Nevertheless, Russia has given stiff warnings to Ukraine’s partners in the West that are providing aid — particularly military equipment.
Russian Foreign Minister Sergey Lavrov warned Thursday that foreign governments helping Ukraine “will be responsible for their actions.”
That level of vitriol has made Poland nervous, experts said, and it is perhaps one reason why it wanted America to operate as a middleman and send Polish jets earmarked for Ukraine from a U.S. Army base in Germany.
That is not the only tension point.
The Polish government has been tracking a Russian military column in Belarus that has come to a stop near the Polish and Ukrainian border, just north of where many of the supplies are flowing through, said Michal Baranowski a senior fellow of the German Marshall Fund and the director of its office in Warsaw.
That threat, a Russian missile that dropped within miles of the Polish border and the strategic significance of the Ukrainian supply line are also why the NATO ally has pushed for the U.S. to provide it with two batteries of Patriot anti-missile systems, he said.
“Both here in Poland and in NATO headquarters, we take the possibility — perhaps intended or unintended — some level of escalation or spillover seriously,” Baranowski said, noting that NATO allies in Eastern Europe noticed when Russian President Vladimir Putin said he wanted to push the border of the alliance back. “We think it unlikely, but so many unthinkable things have already happened.”

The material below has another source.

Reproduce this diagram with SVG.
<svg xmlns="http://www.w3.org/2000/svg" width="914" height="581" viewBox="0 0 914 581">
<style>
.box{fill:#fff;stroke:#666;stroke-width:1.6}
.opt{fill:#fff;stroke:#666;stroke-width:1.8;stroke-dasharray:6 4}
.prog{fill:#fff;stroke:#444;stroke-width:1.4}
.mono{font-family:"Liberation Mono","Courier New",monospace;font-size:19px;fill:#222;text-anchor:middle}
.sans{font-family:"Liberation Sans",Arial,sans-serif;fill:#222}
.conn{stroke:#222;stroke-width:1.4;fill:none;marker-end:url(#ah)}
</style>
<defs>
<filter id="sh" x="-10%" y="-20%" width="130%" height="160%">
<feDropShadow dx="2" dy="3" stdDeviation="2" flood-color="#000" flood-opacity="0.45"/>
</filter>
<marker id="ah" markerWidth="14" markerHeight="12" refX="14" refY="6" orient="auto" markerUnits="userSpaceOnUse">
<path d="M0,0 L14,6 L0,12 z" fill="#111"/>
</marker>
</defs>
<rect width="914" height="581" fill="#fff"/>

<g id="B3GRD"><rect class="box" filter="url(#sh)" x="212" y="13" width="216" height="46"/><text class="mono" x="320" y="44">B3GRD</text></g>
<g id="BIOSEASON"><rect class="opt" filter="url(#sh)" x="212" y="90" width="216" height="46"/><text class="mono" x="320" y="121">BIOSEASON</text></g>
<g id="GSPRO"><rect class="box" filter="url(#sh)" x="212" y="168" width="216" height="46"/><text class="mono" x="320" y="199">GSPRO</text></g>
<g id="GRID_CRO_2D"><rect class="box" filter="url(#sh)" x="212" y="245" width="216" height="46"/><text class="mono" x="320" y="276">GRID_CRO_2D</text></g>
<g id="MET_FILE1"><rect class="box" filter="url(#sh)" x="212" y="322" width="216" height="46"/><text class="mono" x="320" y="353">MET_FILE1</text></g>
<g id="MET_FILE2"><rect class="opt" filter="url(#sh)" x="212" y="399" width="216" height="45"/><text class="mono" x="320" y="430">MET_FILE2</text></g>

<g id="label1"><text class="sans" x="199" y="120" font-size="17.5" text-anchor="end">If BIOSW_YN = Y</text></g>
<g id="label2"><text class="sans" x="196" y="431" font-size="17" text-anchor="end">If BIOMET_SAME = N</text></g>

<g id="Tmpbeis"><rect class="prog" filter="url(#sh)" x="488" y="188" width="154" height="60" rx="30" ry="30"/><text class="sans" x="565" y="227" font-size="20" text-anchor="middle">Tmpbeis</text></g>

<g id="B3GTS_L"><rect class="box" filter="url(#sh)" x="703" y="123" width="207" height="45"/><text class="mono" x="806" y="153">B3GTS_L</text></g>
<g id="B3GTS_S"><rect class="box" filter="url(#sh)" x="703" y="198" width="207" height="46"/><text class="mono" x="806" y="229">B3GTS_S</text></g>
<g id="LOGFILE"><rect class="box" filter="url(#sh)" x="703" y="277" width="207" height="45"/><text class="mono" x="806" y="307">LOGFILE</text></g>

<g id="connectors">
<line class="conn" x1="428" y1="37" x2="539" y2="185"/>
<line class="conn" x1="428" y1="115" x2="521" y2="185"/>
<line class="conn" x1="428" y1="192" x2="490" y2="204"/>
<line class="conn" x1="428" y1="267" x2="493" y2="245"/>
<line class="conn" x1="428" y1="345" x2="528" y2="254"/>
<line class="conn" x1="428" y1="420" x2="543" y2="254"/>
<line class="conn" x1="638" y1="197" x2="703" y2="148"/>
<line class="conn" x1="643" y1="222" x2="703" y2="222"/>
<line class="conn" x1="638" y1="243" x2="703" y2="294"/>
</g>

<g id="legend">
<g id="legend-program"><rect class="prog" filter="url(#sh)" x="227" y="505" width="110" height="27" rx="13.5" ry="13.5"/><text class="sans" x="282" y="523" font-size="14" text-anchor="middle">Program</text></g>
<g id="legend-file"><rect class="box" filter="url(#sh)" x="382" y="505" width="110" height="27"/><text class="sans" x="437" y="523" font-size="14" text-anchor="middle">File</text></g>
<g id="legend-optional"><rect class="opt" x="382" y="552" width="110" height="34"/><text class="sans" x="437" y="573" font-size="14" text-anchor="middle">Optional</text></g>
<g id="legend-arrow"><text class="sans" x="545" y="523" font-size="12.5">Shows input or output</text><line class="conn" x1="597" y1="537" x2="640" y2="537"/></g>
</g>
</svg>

Unthinkable to Ukrainians, however, is that their war effort could fizzle out without that steady stream of supplies. It’s a concept as difficult to consider as the immense need within the country.
While Prytula has created a powerful supply center in Kyiv that moves equipment in bulk to soldiers, he still gets hundreds of individual calls every day pleading for equipment. Sometimes, it’s a wife of a soldier asking for a bulletproof vest, other times it’s an elderly person begging for a helmet.
They are tough calls to field, but he said he and his growing team of volunteers remain focused on their mission.
“Everyone understands what they need to do,” Prytula said. “That’s why it’s become a bit easier for me: I can share the responsibility and in this way we help each other.”